S’è messa in moto una filiera delle energie rinnovabili (anche in Italia dove ci sono grandi operatori privati e pubblici) che non può essere spezzata, tanto meno si può dire alle aziende che si stanno “decarbonizzando”, di fermarsi dopo aver investito miliardi. Comunque le intemerate sul Green deal hanno eccitato la platea. Ma a un osservatore meno passionale ha colpito soprattutto la sintonia su una questione controversa e tutt’altro che facile da affrontare: la produttività. “Una parola che suona quasi divisiva – ha detto Orsini – invece deve essere intesa come ricchezza del paese”. E ha ricordato che “nel periodo 1995-2022 la produttività del lavoro in Germania, rispetto all’Italia, è cresciuta di 23 punti”. Meloni ha rilanciato: “Aumentare la produttività è il prossimo obiettivo del governo”. Un’affermazione impegnativa. L’ha colta al volo il segretario della Cisl Luigi Sbarra che si è detto pronto a discutere con governo e Confindustria, fino a evocare un vero e proprio “patto sociale”.

La porta si è dischiusa anche con la Cgil di Maurizio Landini disponibile al confronto “sulle politiche industriali”. Orsini ha detto che “la Confindustria è aperta al dialogo” con il governo (la prossima settimana sulla manovra di bilancio) e con i sindacati ai quali ha fatto concessioni non formali. In polemica con il salario minimo per legge sostenuto dalla Cgil e dalla sinistra, ha difeso “il principio che il salario in tutte le sue componenti si stabilisce nei contratti, nazionali e aziendali, trattando con il sindacato” al quale ha proposto “un’azione comune per contrastare i troppi contratti siglati da soggetti di inadeguata rappresentanza”. Tutti, industriali, sindacati, governo, sembrano aver accettato che la politica di bilancio deve essere prudente, anzi severa. Secondo Meloni una crescita dell’un per cento “è a portata di mano”, ma le risorse restano scarse e non vanno gettate al vento.

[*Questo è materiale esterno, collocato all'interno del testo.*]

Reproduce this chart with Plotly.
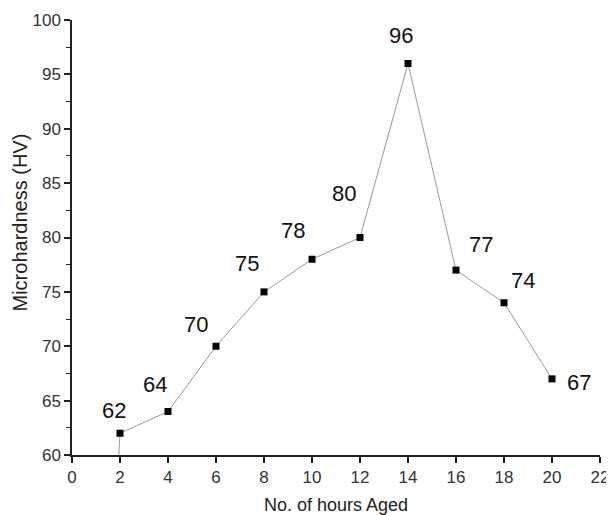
import plotly.graph_objects as go

hours = [2, 4, 6, 8, 10, 12, 14, 16, 18, 20]
hardness = [62, 64, 70, 75, 78, 80, 96, 77, 74, 67]
labels = [str(v) for v in hardness]
# label offsets (pixels) relative to each point
label_dx = [-6, -13, -20, -17, -19, -16, -7, 25, 19, 27]
label_dy = [-23, -27, -22, -28, -29, -44, -28, -26, -22, 4]

# short stray segment at start of the curve
stub_x = [1.95, 2]
stub_y = [60, 62]

FONT = "Liberation Sans, Arial"
fig = go.Figure()
fig.add_trace(go.Scatter(x=stub_x, y=stub_y, mode="lines",
                         line=dict(color="#9a9a9a", width=1), showlegend=False, hoverinfo="skip",
                         cliponaxis=False))
fig.add_trace(go.Scatter(x=hours, y=hardness, mode="lines+markers",
                         line=dict(color="#9a9a9a", width=1),
                         marker=dict(symbol="square", size=7, color="black"),
                         showlegend=False))
for x, y, t, dx, dy in zip(hours, hardness, labels, label_dx, label_dy):
    fig.add_annotation(x=x, y=y, text=t, showarrow=False, xshift=dx, yshift=-dy,
                       font=dict(size=22, color="#111", family=FONT))

# axis titles
fig.add_annotation(xref="paper", yref="paper", x=0.5, y=0, yshift=-50, text="No. of hours Aged",
                   showarrow=False, yanchor="middle",
                   font=dict(size=18, color="#222", family=FONT))
fig.add_annotation(xref="paper", yref="paper", x=0, y=0.5, xshift=-53, yshift=15,
                   text="Microhardness (HV)",
                   showarrow=False, xanchor="center", textangle=-90,
                   font=dict(size=20, color="#222", family=FONT))

axis_common = dict(showline=True, linecolor="#222", linewidth=1.5, ticks="outside",
                   tickcolor="#222", ticklen=6, tickwidth=1.5, showgrid=False, zeroline=False,
                   tickfont=dict(size=17, color="#333", family=FONT),
                   mirror=False, automargin=False)
fig.update_xaxes(range=[0, 22], dtick=2, tick0=0, **axis_common)
fig.update_yaxes(range=[60, 100], dtick=5, tick0=60,
                 minor=dict(ticks="outside", dtick=2.5, ticklen=4, tickcolor="#222", tickwidth=1.2),
                 **axis_common)
fig.update_layout(width=606, height=507, margin=dict(l=64, r=14, t=12, b=60),
                  plot_bgcolor="white", paper_bgcolor="white")
fig.write_html("out.html")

Un tal coro polifonico non è privo di dissonanze. Il divario competitivo con la Germania non si colma in poco tempo, nemmeno con il rallentamento della congiuntura tedesca la quale, anzi, può far bene alla propaganda politica, ma fa male alle imprese che esportano. Orsini ha vantato giustamente il successo dell’export che colloca l’Italia al quarto posto al mondo (era al settimo prima del 2022, non ha mancato di ricordare Meloni), ma proprio la Germania resta il mercato numero uno. “Per troppi anni ci siamo accontentati di rincorrere gli altri. E’ il momento di farci rincorrere”, ha rilanciato la capo del governo. Intanto c’è quella distanza di 23 punti da ridurre accelerando la transizione, quella digitale in primo luogo perché in troppo poche aziende lavoratori, manager e proprietari sono in grado di usare bene le nuove tecnologie.

Difendere le filiere tradizionali come ha chiesto Orsini incassando l’appoggio di Giorgia Meloni, senza accettare una selezione e una concentrazione che aumenti la taglia delle imprese, significa restare nella “trappola delle medie tecnologie”, la malattia di cui soffre l’Europa e ancor di più l’Italia. Lo spiega il rapporto Draghi più volte ricordato oggi con riconoscimenti spesso di facciata. Sull’intelligenza artificiale è emersa una divergenza di fondo: “In Italia il dibattito sull’etica digitale rischia di diventare un grande freno, quando invece abbiamo l’esigenza di accelerare”, ha detto Orsini. Bisogna “governarla”, mettere l’IA sotto controllo, ha replicato invece Meloni ribadendo la sua posizione, prudente fino alla diffidenza, emersa nel G7 del marzo scorso. Si fa presto a dire produttività, il diavolo s’annida sempre nei dettagli.